Last week, a study proposed by the Federal Communications Commission intended to evaluate newsgathering methods of newsrooms was placed on the back burner to await changes before it proceeds. FCC Chairman Tom Wheeler announced Feb. 21 the study would be revised after a backlash occurred following a journal article written by a FCC Commissioner, Ajit Pai.
The FCC’s goal of the study is to evaluate the process of newsgathering in broadcast stations. The agency has determined there are eight critical information needs that must be met by the news media and which they are looking for in the content published. The areas of critical information needs the FCC determined are emergencies and risks, health and welfare, education, transportation, economic opportunities, the environment, civic information, and public information.
An external company would question news station and media owners, editors, and reporters about the stories published and if they are providing the critical information needs to the public.
The researchers would ask questions concerning media owners’ philosophies in regards to how they choose what stories to publish. They would also question reporters and journalists about what stories they suggest to their editors and how managers receive their suggestions.
Pai expressed his concerns on Feb. 10 in the Washington Journal about the research the FCC planned to carry out.
The commissioner opposes the study and believes the FCC is proposing an unnecessary plan that does not correlate with the duties of the agency. The FCC regulates and licenses broadcast stations, however the study will look at other forms of mass media such as newspapers, blogs, and online news.
Although the study was announced in May 2013 and an article by The Daily Caller first shed light on the study in Oct. 2013, an outcry did not ensue until Commissioner Pai revealed his worry about the study the FCC planned to implement.
Pai stated in his article, “The FCC proposed an initiative to thrust the federal government into newsrooms across the country.
The purpose of the CIN, according to the FCC, is to ferret out information from television and radio broadcasters about the process by which stories are selected and how often stations cover critical information needs, along with perceived station bias and perceived responsiveness to undeserved populations.”
Pai, along with many others, compares this study to the Fairness Doctrine, which the FCC stopped enforcing in 1987.
The Fairness Doctrine essentially told the news media what content to publish or speak about. The Fairness Doctrine made it a policy for stations to have equal airtime contrasting opposing sides of controversial issues.
Many news media feel their First Amendment right to freedom of the press is being infringed upon. The founding fathers established freedom of the press because they believed it should serve a fiduciary role to the people of America. The press is to act as a watchdog for the government and to hold them accountable while providing accurate information to the public.
The FCC is making revisions to the study as Chairman Wheeler agreed that questions directed towards news managers, editors, and reporters exceeded the FCC’s authority and that these questions will be removed. However, some politicians feel simple revisions to the study are not enough.
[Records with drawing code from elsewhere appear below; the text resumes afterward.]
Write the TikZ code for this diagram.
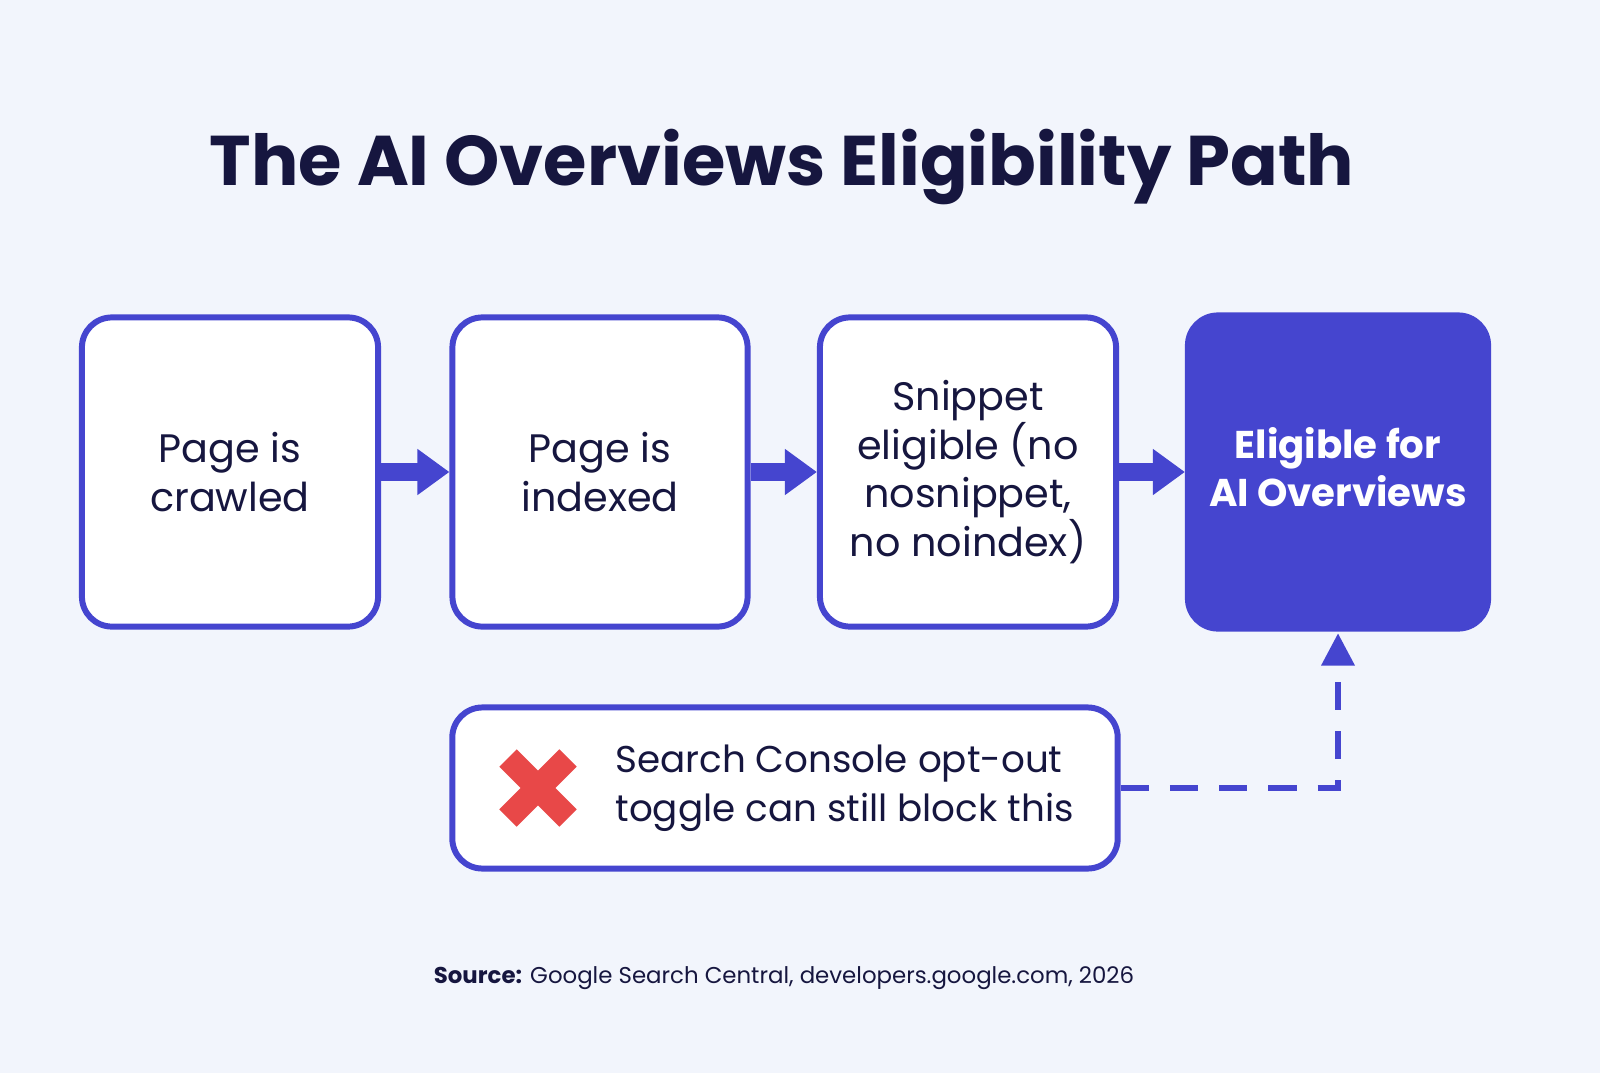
\documentclass[tikz,border=0pt]{standalone}
\usepackage{fontspec}
\setmainfont{Poppins}
\usetikzlibrary{arrows.meta}
\definecolor{bg}{HTML}{F2F5FC}
\definecolor{ink}{HTML}{16163F}
\definecolor{blu}{HTML}{4545CF}
\definecolor{redx}{HTML}{E84848}
\tikzset{
 box/.style={draw=blu,line width=1.7pt,fill=white,rounded corners=0.3cm,align=center,text=ink,font=\fontsize{11.3}{13.8}\selectfont},
 flow/.style={blu,line width=5pt,-{Triangle[length=0.32cm,width=0.44cm]}},
}
\begin{document}
\begin{tikzpicture}[x=0.01cm,y=-0.01cm]
\fill[bg] (0,0) rectangle (1600,1073);
\useasboundingbox (0,0) rectangle (1600,1073);
\node[text=ink,font=\fontsize{20}{24}\selectfont\bfseries] (title) at (782,167) {The AI Overviews Eligibility Path};
\node[box,minimum width=2.96cm,minimum height=3.09cm] (b1) at (230,472) {Page is\\crawled};
\node[box,minimum width=2.95cm,minimum height=3.09cm] (b2) at (600,472) {Page is\\indexed};
\node[box,minimum width=2.96cm,minimum height=3.09cm] (b3) at (968,472) {Snippet\\eligible (no\\nosnippet,\\no noindex)};
\node[box,fill=blu,draw=blu,minimum width=3.0cm,minimum height=3.13cm] (b4) at (1338,472) {};
\node[text=white,align=center,font=\fontsize{11}{13.8}\selectfont\bfseries] (t4) at (1338,467) {Eligible for\\AI Overviews};
\draw[flow] (b1.east) -- (b2.west);
\draw[flow] (b2.east) -- (b3.west);
\draw[flow] (b3.east) -- (b4.west);
\node[box,minimum width=6.65cm,minimum height=1.61cm] (nb) at (785,788) {};
\node[text=ink,align=left,anchor=west,font=\fontsize{10.6}{13.8}\selectfont] (nt) at (603,788) {Search Console opt-out\\toggle can still block this};
\draw[redx,line width=7pt] (508,758) -- (568,818) (568,758) -- (508,818);
\coordinate (c) at (1338,788);
\draw[blu,line width=1.8pt,dash pattern=on 8pt off 6pt] (nb.east) -- (c) -- ([yshift=-0.3cm]b4.south);
\fill[blu] ([yshift=-0.02cm]b4.south) -- ++(-17,32) -- ++(34,0) -- cycle;
\node[text=ink,font=\fontsize{6.5}{8}\selectfont] (src) at (784,978) {\textbf{Source:} Google Search Central, developers.google.com, 2026};
\end{tikzpicture}
\end{document}
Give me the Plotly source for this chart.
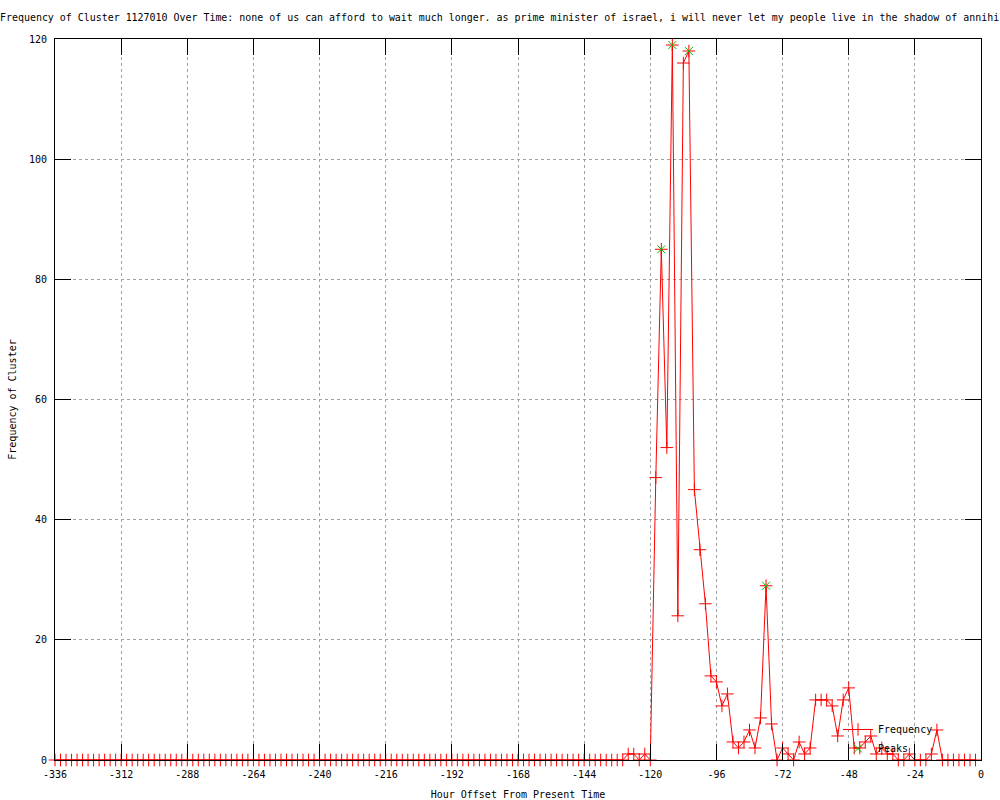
import plotly.graph_objects as go

# Hour offsets (every 2 hours, two weeks back)
hours = list(range(-336, 0, 2))

# Frequency of cluster per 2-hour bin (-336 .. -2)
freq_early = [
    0, 0, 0, 0, 0, 0, 0, 0, 0, 0, 0, 0, 0, 0, 0, 0, 0, 0, 0, 0, 0, 0, 0, 0, 0, 0,
    0, 0, 0, 0, 0, 0, 0, 0, 0, 0, 0, 0, 0, 0, 0, 0, 0, 0, 0, 0, 0, 0, 0, 0, 0, 0,
    0, 0, 0, 0, 0, 0, 0, 0, 0, 0, 0, 0, 0, 0, 0, 0, 0, 0, 0, 0, 0, 0, 0, 0, 0, 0,
    0, 0, 0, 0, 0, 0, 0, 0, 0, 0, 0, 0, 0, 0, 0, 0, 0, 0, 0, 0, 0, 0, 0, 0, 0, 0,
]  # -336 .. -130
freq_late = [
    1, 1, 0, 1, 0,          # -128 .. -120
    47, 85, 52, 119, 24,    # -118 .. -110
    116, 118, 45, 35, 26,   # -108 .. -100
    14, 13, 9, 11, 3,       # -98 .. -90
    2, 3, 5, 2, 7,          # -88 .. -80
    29, 6, 0, 2, 1,         # -78 .. -70
    0, 3, 1, 2, 10,         # -68 .. -60
    10, 10, 9, 4, 10,       # -58 .. -50
    12, 2, 2, 3, 4,         # -48 .. -40
    1, 2, 1, 1, 0,          # -38 .. -30
    0, 1, 0, 0, 0,          # -28 .. -20
    1, 5, 0, 0, 0,          # -18 .. -10
    0, 0, 0, 0,             # -8 .. -2
]
frequency = freq_early + freq_late

# Detected peaks
peak_hours = [-116, -112, -106, -78]
peak_values = [85, 119, 118, 29]

x_ticks = [-336, -312, -288, -264, -240, -216, -192, -168, -144, -120, -96, -72, -48, -24, 0]
y_ticks = [0, 20, 40, 60, 80, 100, 120]

title_text = ("Frequency of Cluster 1127010 Over Time: none of us can afford to wait much longer. "
              "as prime minister of israel, i will never let my people live in the shadow of annihilation.")

FONT = "DejaVu Sans Mono"

fig = go.Figure()
fig.add_trace(go.Scatter(
    x=hours, y=frequency, name="Frequency", mode="lines+markers",
    line=dict(color="#ff0000", width=1),
    marker=dict(symbol="cross-thin-open", size=9, line=dict(color="#ff0000", width=1), color="#ff0000"),
    cliponaxis=False,
))
fig.add_trace(go.Scatter(
    x=peak_hours, y=peak_values, name="Peaks", mode="markers",
    marker=dict(symbol="x-thin-open", size=8, line=dict(color="#00c000", width=1), color="#00c000"),
    cliponaxis=False,
))

axis_common = dict(
    showline=True, linecolor="black", linewidth=1, mirror="ticks",
    ticks="inside", ticklen=16, tickcolor="black", tickwidth=1,
    showgrid=True, gridcolor="#a0a0a0", griddash="dot", gridwidth=1,
    zeroline=False, tickfont=dict(family=FONT, size=10, color="black"),
    ticklabelstandoff=5,
)

fig.update_layout(
    width=1000, height=800,
    margin=dict(l=55, r=19, t=39, b=40, autoexpand=False),
    paper_bgcolor="white", plot_bgcolor="white",
    font=dict(family=FONT, size=10, color="black"),
    title=dict(text=title_text, x=0, xanchor="left", xref="container",
               y=1 - 18 / 800, yref="container", yanchor="middle",
               font=dict(family=FONT, size=9.95, color="black")),
    xaxis=dict(range=[-336, 0], tickvals=x_ticks, ticktext=[str(t) for t in x_ticks],
               title=dict(text="Hour Offset From Present Time", standoff=13,
                          font=dict(family=FONT, size=10)),
               **axis_common),
    yaxis=dict(range=[0, 120], tickvals=y_ticks,
               title=dict(text="Frequency of Cluster", standoff=10,
                          font=dict(family=FONT, size=10)),
               **axis_common),
    legend=dict(x=(838 - 55) / 926, xanchor="left", y=(760 - 715) / 721, yanchor="top",
                bgcolor="rgba(0,0,0,0)", font=dict(family=FONT, size=10),
                itemwidth=30, tracegroupgap=0),
    showlegend=True,
)

fig.write_html("out.html", post_script="document.body.style.margin='0px';",
               config={"displayModeBar": False})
Rep. Greg Walden, R-Ore., head of the House Communications and Technology Subcommittee, announced Tuesday that he plans to propose a bill which will end intrusive studies similar to the critical information needs study of the FCC.
Walden believes bringing an end to any future studies that violate the First Amendment is necessary and that small changes to the FCC study is not sufficient.
The study was scheduled to begin this spring in Columbia, SC.